All you have to do is remember July 2008 when the ECB hiked its benchmark rate the last time. They were the last major central bank to do so while all others were in the midst of a series of cuts.
Baring a substantial break in the stock market, the September Euro is expected to maintain its upside bias as demand for higher risk assets grows. If this pair remains inside of its current range then it may take a surprise interest rate hike to trigger a Euro surge to the upside. Traders should also note that even talk of an interest rate hike could fuel an upside breakout as speculators will buy with both hands.
Other markets ………
The September British Pound is trading better this morning which is probably profit-taking ahead of tomorrow’s Second Quarter Preliminary GDP. The Pound has been feeling downside pressure most of the week on the thought that the economy is still weakening and that the U.K. doesn’t have the room to expand the budget.
The Dollar is stronger versus the Japanese Yen. The overnight strength in the equity markets is pressuring the lower yielding Yen in favor of higher risk investments.
The mixed Dollar is causing mixed results in the August Gold.
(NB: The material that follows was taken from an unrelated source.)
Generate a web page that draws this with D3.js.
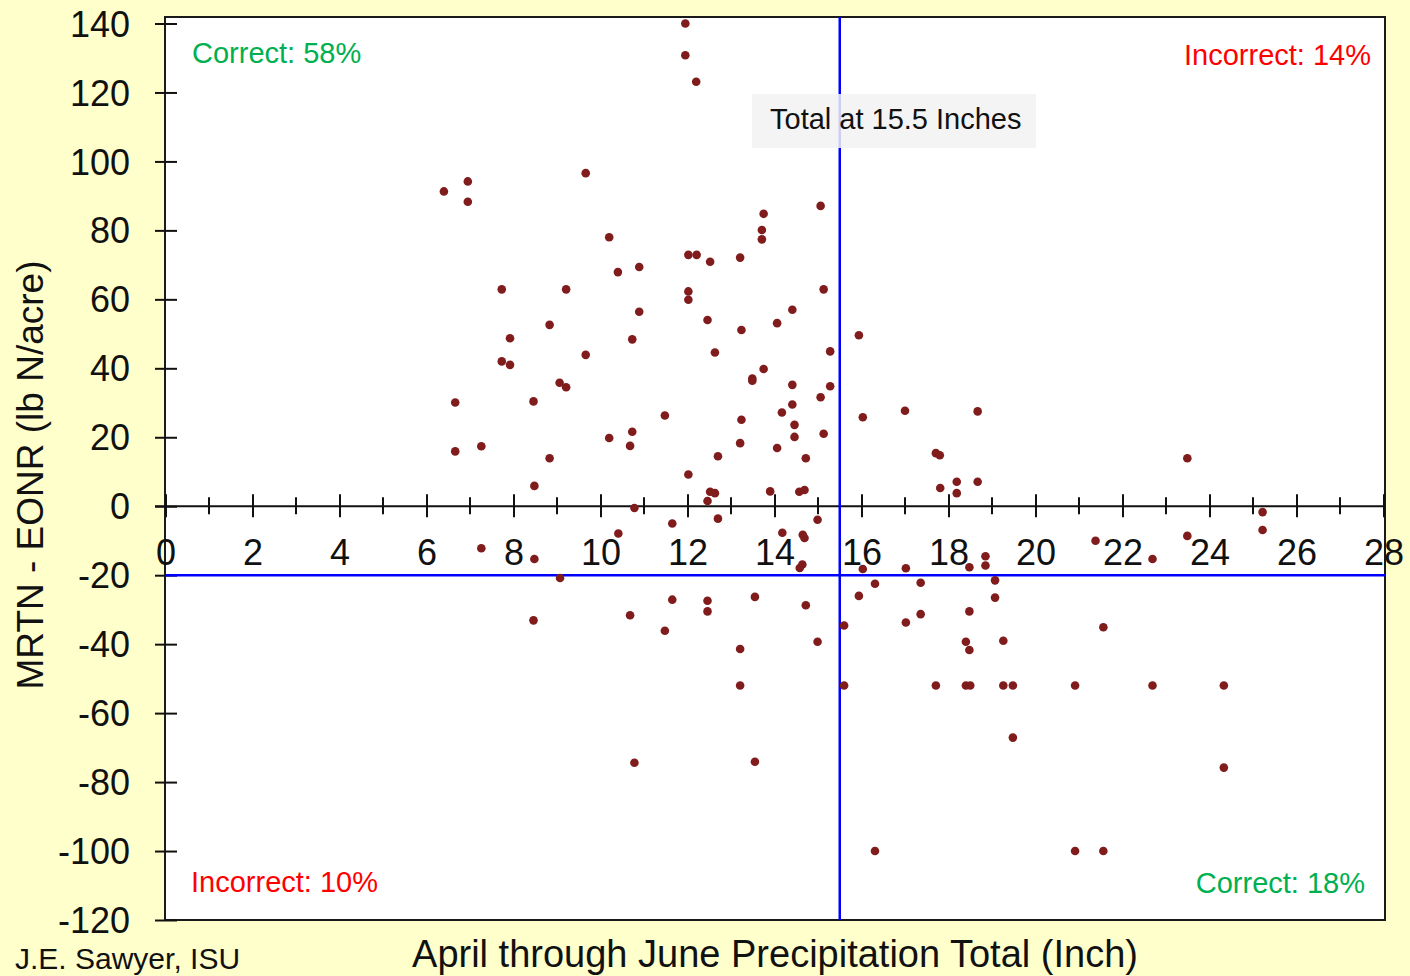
<!doctype html>
<html lang="en">
<head>
<meta charset="UTF-8">
<title>MRTN - EONR vs precipitation</title>
<style>
    html, body { margin: 0; padding: 0; background: #ffffcc; }
    svg { display: block; font-family: "Liberation Sans", Arial, sans-serif; }
</style>
</head>
<body>
<svg width="1410" height="976"></svg>

<script src="https://d3js.org/d3.v7.min.js"></script>
<script>
    // April-June precipitation (inch) for each site-year
    const precip = [
        6.40, 6.95, 6.95, 7.73, 9.21, 8.83, 7.92, 7.73, 7.92, 9.06,
        9.21, 6.66, 8.46, 6.66, 7.26, 8.83, 8.48, 9.66, 9.66, 11.95,
        11.95, 12.20, 10.20, 10.40, 10.89, 10.89, 10.73, 12.02, 12.21, 12.52,
        13.21, 12.02, 12.02, 12.46, 12.63, 13.24, 13.75, 13.71, 13.71, 15.06,
        15.13, 14.41, 14.06, 15.28, 15.94, 13.49, 13.49, 13.75, 14.41, 15.28,
        15.06, 14.41, 14.17, 14.46, 14.46, 15.13, 11.48, 13.24, 13.21, 14.06,
        10.20, 10.73, 10.68, 12.70, 14.72, 16.03, 17.00, 18.67, 17.71, 17.80,
        17.81, 18.19, 18.19, 18.67, 12.02, 12.52, 12.63, 12.46, 13.90, 14.57,
        14.69, 23.49,
        10.78, 25.22, 25.22, 7.26, 8.48, 9.07, 8.46, 12.70, 14.99, 10.41,
        11.65, 14.18, 14.65, 14.69, 14.58, 14.64, 16.03, 17.02, 18.48, 18.85,
        18.85, 19.07, 19.07, 16.31, 17.36, 15.94, 11.65, 12.46, 12.46, 13.55,
        14.72, 10.68, 11.48, 15.60, 17.36, 17.02, 18.48, 14.99, 13.21, 18.40,
        18.48, 13.21, 15.60, 17.71, 18.40, 18.50, 10.78, 13.55, 16.31, 19.26,
        19.26, 19.48, 19.48, 21.56, 20.91, 22.69, 24.33, 24.33, 20.91, 21.56,
        21.38, 22.69, 23.49
    ];
    // MRTN minus EONR (lb N/acre), same order as precip
    const diffN = [
        91.3, 94.2, 88.3, 62.9, 62.9, 52.6, 48.7, 42.0, 41.0, 35.8,
        34.5, 30.1, 30.4, 15.9, 17.4, 13.9, 5.9, 96.6, 43.9, 140.0,
        130.8, 123.1, 78.0, 67.9, 69.4, 56.4, 48.4, 72.9, 72.9, 70.9,
        72.1, 62.3, 59.9, 54.0, 44.6, 51.1, 84.8, 80.1, 77.4, 87.1,
        62.9, 57.0, 53.1, 44.9, 49.6, 37.0, 36.4, 39.8, 35.2, 34.8,
        31.6, 29.5, 27.2, 23.6, 20.1, 21.0, 26.3, 25.1, 18.3, 16.9,
        19.8, 21.6, 17.5, 14.5, 13.9, 25.8, 27.7, 27.5, 15.4, 14.8,
        5.3, 7.1, 3.8, 7.1, 9.2, 4.2, 3.8, 1.5, 4.3, 4.2,
        4.7, 13.9,
        -0.5, -1.7, -6.9, -12.2, -15.3, -20.8, -33.1, -3.6, -3.9, -7.9,
        -5.0, -7.7, -8.3, -9.2, -17.9, -16.9, -18.2, -18.0, -17.7, -14.5,
        -17.2, -21.5, -26.5, -22.5, -22.2, -26.0, -27.1, -27.4, -30.5, -26.3,
        -28.7, -31.6, -36.1, -34.6, -31.3, -33.7, -30.5, -39.3, -41.4, -39.3,
        -41.7, -52, -52, -52, -52, -52, -74.4, -74.1, -100, -39.0,
        -52, -52, -67.1, -35.1, -52, -52, -52, -75.8, -100, -100,
        -10.0, -15.3, -8.6
    ];

    const xTicks = d3.range(0, 29, 2);
    const xMinor = d3.range(1, 28, 2);
    const yTicks = d3.range(-120, 141, 20);

    const cutX = 15.5;   // precipitation threshold
    const cutY = -20;    // N difference threshold

    const quadrants = [
        { text: 'Correct: 58%', color: '#00b050', x: 192, y: 63, anchor: 'start' },
        { text: 'Incorrect: 14%', color: '#ff0000', x: 1371, y: 65, anchor: 'end' },
        { text: 'Incorrect: 10%', color: '#ff0000', x: 191, y: 892, anchor: 'start' },
        { text: 'Correct: 18%', color: '#00b050', x: 1365, y: 893, anchor: 'end' }
    ];

    const svg = d3.select('svg');
    const plotL = 165, plotR = 1385, plotT = 17, plotB = 920;

    const x = d3.scaleLinear().domain([0, 28]).range([165.5, 1383.5]);
    const y = d3.scaleLinear().domain([-120, 140]).range([920, 23.5]);

    svg.append('rect')
        .attr('width', 1410).attr('height', 976)
        .attr('fill', '#ffffcc');

    svg.append('rect')
        .attr('x', plotL).attr('y', plotT)
        .attr('width', plotR - plotL).attr('height', plotB - plotT)
        .attr('fill', '#ffffff')
        .attr('stroke', '#1a1a1a')
        .attr('stroke-width', 2);

    // y axis: ticks cross the frame line
    const yAxis = svg.append('g')
        .attr('transform', `translate(${plotL},0)`)
        .call(d3.axisLeft(y).tickValues(yTicks).tickSize(10).tickPadding(0).tickFormat(d3.format('d')));
    yAxis.select('.domain').remove();
    yAxis.selectAll('.tick line')
        .attr('x1', 12).attr('x2', -10)
        .attr('stroke', '#111').attr('stroke-width', 2);
    yAxis.selectAll('.tick text')
        .attr('x', -35)
        .attr('dy', '0.35em')
        .attr('font-size', 36)
        .attr('fill', '#111')
        .attr('text-anchor', 'end')
        .text(d => d < 0 ? '-' + Math.abs(d) : d);

    // x axis along y = 0
    const xAxis = svg.append('g')
        .attr('transform', `translate(0,${y(0)})`)
        .call(d3.axisBottom(x).tickValues(xTicks).tickSize(11).tickFormat(d3.format('d')));
    xAxis.select('.domain').remove();
    xAxis.selectAll('.tick line')
        .attr('y1', -12).attr('y2', 11)
        .attr('stroke', '#111').attr('stroke-width', 2);
    xAxis.selectAll('.tick text')
        .attr('y', 59)
        .attr('dy', 0)
        .attr('font-size', 36)
        .attr('fill', '#111');

    xAxis.selectAll('line.minor')
        .data(xMinor)
        .enter().append('line')
        .attr('class', 'minor')
        .attr('x1', d => x(d)).attr('x2', d => x(d))
        .attr('y1', -9).attr('y2', 8)
        .attr('stroke', '#111').attr('stroke-width', 2);

    xAxis.append('line')
        .attr('x1', 155).attr('x2', plotR)
        .attr('stroke', '#111').attr('stroke-width', 2);

    // threshold lines
    svg.append('line')
        .attr('x1', x(cutX)).attr('x2', x(cutX))
        .attr('y1', plotT).attr('y2', plotB)
        .attr('stroke', '#0000ff').attr('stroke-width', 2.5);
    svg.append('line')
        .attr('x1', plotL).attr('x2', plotR)
        .attr('y1', y(cutY)).attr('y2', y(cutY))
        .attr('stroke', '#0000ff').attr('stroke-width', 2.5);

    // points
    svg.append('g')
        .selectAll('circle')
        .data(precip.map((p, i) => ({ p, d: diffN[i] })))
        .enter().append('circle')
        .attr('cx', d => x(d.p))
        .attr('cy', d => y(d.d))
        .attr('r', 4.3)
        .attr('fill', '#801c1c');

    // threshold note
    svg.append('rect')
        .attr('x', 752).attr('y', 94)
        .attr('width', 284).attr('height', 54)
        .attr('fill', '#f2f2f2')
        .attr('fill-opacity', 0.85);
    svg.append('text')
        .attr('x', 770).attr('y', 129)
        .attr('font-size', 29)
        .attr('fill', '#111')
        .text('Total at 15.5 Inches');

    svg.append('g')
        .selectAll('text')
        .data(quadrants)
        .enter().append('text')
        .attr('x', d => d.x).attr('y', d => d.y)
        .attr('text-anchor', d => d.anchor)
        .attr('font-size', 29)
        .attr('fill', d => d.color)
        .text(d => d.text);

    // axis titles
    svg.append('text')
        .attr('transform', 'translate(43,475) rotate(-90)')
        .attr('text-anchor', 'middle')
        .attr('font-size', 37)
        .attr('fill', '#111')
        .text('MRTN - EONR (lb N/acre)');

    svg.append('text')
        .attr('x', 775).attr('y', 967)
        .attr('text-anchor', 'middle')
        .attr('font-size', 38)
        .attr('fill', '#111')
        .text('April through June Precipitation Total (Inch)');

    svg.append('text')
        .attr('x', 15).attr('y', 969)
        .attr('font-size', 30)
        .attr('fill', '#111')
        .text('J.E. Sawyer, ISU');
</script>
</body>
</html>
This market has been holding its own this week while the Dollar weakened despite comments from Fed Chairman Bernanke that interest rates would remain low and inflation under control.
Better earnings from Ford Motors are helping to boost the September E-mini S&P 500 and the Dow this morning, but the big story has been the gains in the September E-mini Nasdaq. This market is in the throngs of an 11-day rally and is showing no signs of a let up. The only concern about current rally is the light volume. Money is being invested by the mutual funds but new money isn’t flowing that fast into these same funds. It appears that investors are still on the sidelines.
The markets will continue to be sensitive to earnings reports the rest of the week. Investors should note that a lot of these companies reporting better than expected earnings are doing so because they have slashed expenses. At some time in the future, the market is going to demand that revenues start to increase.
The first leg of this current rally was probably a relief rally. This current rally is being triggered by cost cutting. The next leg will have to be driven by increased revenues. This may cause the market to retreat if the majority of stocks do not show better revenues. Those that do will rise to the top but may not be enough to boost the indices.
December Wheat is trading a little better this morning following yesterday’s sharp sell-off. Besides improving crop conditions and the potential for a bigger than estimated crop, traders now have to worry about the regulators watching for excessive speculation. If trading curbs are implemented, both soybeans and corn may join wheat in the down slide.